→ **Task to complete**
Line by line, repeat the data below exactly, beginning at the first line and ending at the line with "(277,33) rectangle (363,256);". Omit pictures.

→ **Stored data**
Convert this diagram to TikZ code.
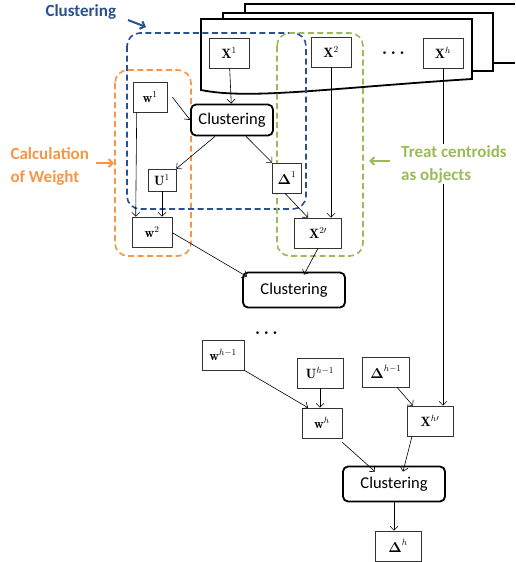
\documentclass[tikz,border=0pt]{standalone}
\usepackage{amsmath}
\usepackage{amssymb}
\usepackage{fontspec}
\setsansfont{Carlito}
\usetikzlibrary{arrows.meta}
\definecolor{clblue}{RGB}{42,80,145}
\definecolor{wtorange}{RGB}{247,150,70}
\definecolor{trgreen}{RGB}{155,187,89}
\newcommand{\bX}{\mathbf{X}}
\newcommand{\bw}{\mathbf{w}}
\newcommand{\bU}{\mathbf{U}}
\newcommand{\bD}{\boldsymbol{\Delta}}

\begin{document}
\begin{tikzpicture}[x=1pt,y=-1pt,>={Straight Barb[length=4pt,width=8pt]},
  var/.style={draw=black!80,fill=white,line width=0.6pt,minimum width=40pt,minimum height=30pt,inner sep=0pt,font=\fontsize{13.5}{14}\selectfont},
  alg/.style={draw,fill=white,line width=1.8pt,rounded corners=5pt,minimum width=102pt,minimum height=35pt,inner sep=0pt,font=\sffamily\fontsize{16.5}{18}\selectfont},
  group/.style={line width=1.6pt,rounded corners=13pt,dash pattern=on 6pt off 3.5pt},
  tag/.style={font=\sffamily\bfseries\fontsize{17}{23}\selectfont,align=left,anchor=west},
  page/.style={line width=1.8pt}]
  \useasboundingbox (0,0) rectangle (515,562);

  % stacked data sets
  \draw[page] (245,13) |- (515,4);
  \draw[page] (493,63) -- (515,63);
  \draw[page,fill=white] (223,19) |- (493,13) |- (472,71);
  \draw[page,fill=white] (472,79) .. controls (330,88) and (250,100) .. (201,90) -- (201,19) -- (472,19) -- cycle;

  % groups
  \draw[group,wtorange] (115,70) rectangle (191,256);
  \draw[group,clblue] (127,33) rectangle (306,209);
  \draw[group,trgreen] (277,33) rectangle (363,256);

  \node[var] (x1) at (229,53) {$\bX^1$};
  \node[var] (x2) at (331,52) {$\bX^2$};
  \node[font=\fontsize{16}{16}\selectfont] (dots1) at (395,53) {$\boldsymbol{\cdots}$};
  \node[var] (xh) at (443,53) {$\bX^h$};
  \node[var,minimum width=34pt] (w1) at (150,97) {$\bw^1$};
  \node[alg,minimum width=82pt,minimum height=31pt] (cl1) at (232,120) {Clustering};
  \node[var,minimum width=28pt,minimum height=22pt] (u1) at (162,180) {$\bU^1$};
  \node[var,minimum width=29pt] (d1) at (287,178) {$\bD^1$};
  \node[var] (w2) at (152,232) {$\bw^2$};
  \node[var,minimum width=47pt] (x2p) at (318,233) {$\bX^{2\prime}$};
  \node[alg] (cl2) at (294,290) {Clustering};
  \node[font=\fontsize{16}{16}\selectfont] (dots2) at (268,333) {$\boldsymbol{\cdots}$};
  \node[var,minimum width=42pt] (wh1) at (223,355) {$\bw^{h-1}$};
  \node[var,minimum width=46pt] (uh1) at (320,373) {$\bU^{h-1}$};
  \node[var,minimum width=47pt] (dh1) at (386,372) {$\bD^{h-1}$};
  \node[var] (wh) at (322,423) {$\bw^h$};
  \node[var,minimum width=46pt] (xhp) at (430,421) {$\bX^{h\prime}$};
  \node[alg] (cl3) at (394,484) {Clustering};
  \node[var,minimum width=46pt] (dh) at (398,546) {$\bD^h$};

  \path[->,line width=0.6pt]
    (x1) edge (cl1)
    ([xshift=5pt]w1.east) edge (cl1.west)
    ([xshift=-17pt]cl1.south) edge (u1.north east)
    ([xshift=14pt]cl1.south) edge (d1.north west)
    ([xshift=4pt]w1.south west) edge ([xshift=4pt]w2.north west)
    (u1.south) edge (u1.south |- w2.north)
    ([xshift=-2pt]d1.south) edge ([xshift=-10pt]x2p.north)
    (x2.south) edge (x2.south |- x2p.north)
    ([yshift=-16pt]w2.north east) edge ([xshift=-47pt,yshift=-5pt]cl2.north)
    (x2p.south) edge ([xshift=10pt,yshift=-3pt]cl2.north)
    (xh.south) edge (xh.south |- xhp.north)
    (wh1.south east) edge ([xshift=-14pt]wh.north)
    (uh1.south) edge (uh1.south |- wh.north)
    ([xshift=11pt]dh1.south) edge ([xshift=-17pt]xhp.north)
    ([yshift=-4pt]wh.south east) edge ([xshift=-19pt,yshift=-6pt]cl3.north)
    ([xshift=-18pt]xhp.south) edge ([xshift=9pt,yshift=-6pt]cl3.north)
    (cl3.south) edge (cl3.south |- dh.north);

  % group labels
  \node[tag,clblue] (tclus) at (42,12) {Clustering};
  \node[tag,wtorange] (tweight) at (7,166) {Calculation\\of Weight};
  \node[tag,trgreen,fill=white,inner sep=1pt] (tcent) at (400,164) {Treat centroids\\as objects};
  \draw[->,clblue,line width=2pt] (128,20) coordinate (ca) -- (146,27);
  \draw[->,wtorange,line width=2pt] (96,163) coordinate (cb) -- (114,163);
  \draw[->,trgreen,line width=2pt] (390,161) coordinate (cc) -- (369,161);
\end{tikzpicture}
\end{document}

→ **The response**
Convert this diagram to TikZ code.
\documentclass[tikz,border=0pt]{standalone}
\usepackage{amsmath}
\usepackage{amssymb}
\usepackage{fontspec}
\setsansfont{Carlito}
\usetikzlibrary{arrows.meta}
\definecolor{clblue}{RGB}{42,80,145}
\definecolor{wtorange}{RGB}{247,150,70}
\definecolor{trgreen}{RGB}{155,187,89}
\newcommand{\bX}{\mathbf{X}}
\newcommand{\bw}{\mathbf{w}}
\newcommand{\bU}{\mathbf{U}}
\newcommand{\bD}{\boldsymbol{\Delta}}

\begin{document}
\begin{tikzpicture}[x=1pt,y=-1pt,>={Straight Barb[length=4pt,width=8pt]},
  var/.style={draw=black!80,fill=white,line width=0.6pt,minimum width=40pt,minimum height=30pt,inner sep=0pt,font=\fontsize{13.5}{14}\selectfont},
  alg/.style={draw,fill=white,line width=1.8pt,rounded corners=5pt,minimum width=102pt,minimum height=35pt,inner sep=0pt,font=\sffamily\fontsize{16.5}{18}\selectfont},
  group/.style={line width=1.6pt,rounded corners=13pt,dash pattern=on 6pt off 3.5pt},
  tag/.style={font=\sffamily\bfseries\fontsize{17}{23}\selectfont,align=left,anchor=west},
  page/.style={line width=1.8pt}]
  \useasboundingbox (0,0) rectangle (515,562);

  % stacked data sets
  \draw[page] (245,13) |- (515,4);
  \draw[page] (493,63) -- (515,63);
  \draw[page,fill=white] (223,19) |- (493,13) |- (472,71);
  \draw[page,fill=white] (472,79) .. controls (330,88) and (250,100) .. (201,90) -- (201,19) -- (472,19) -- cycle;

  % groups
  \draw[group,wtorange] (115,70) rectangle (191,256);
  \draw[group,clblue] (127,33) rectangle (306,209);
  \draw[group,trgreen] (277,33) rectangle (363,256);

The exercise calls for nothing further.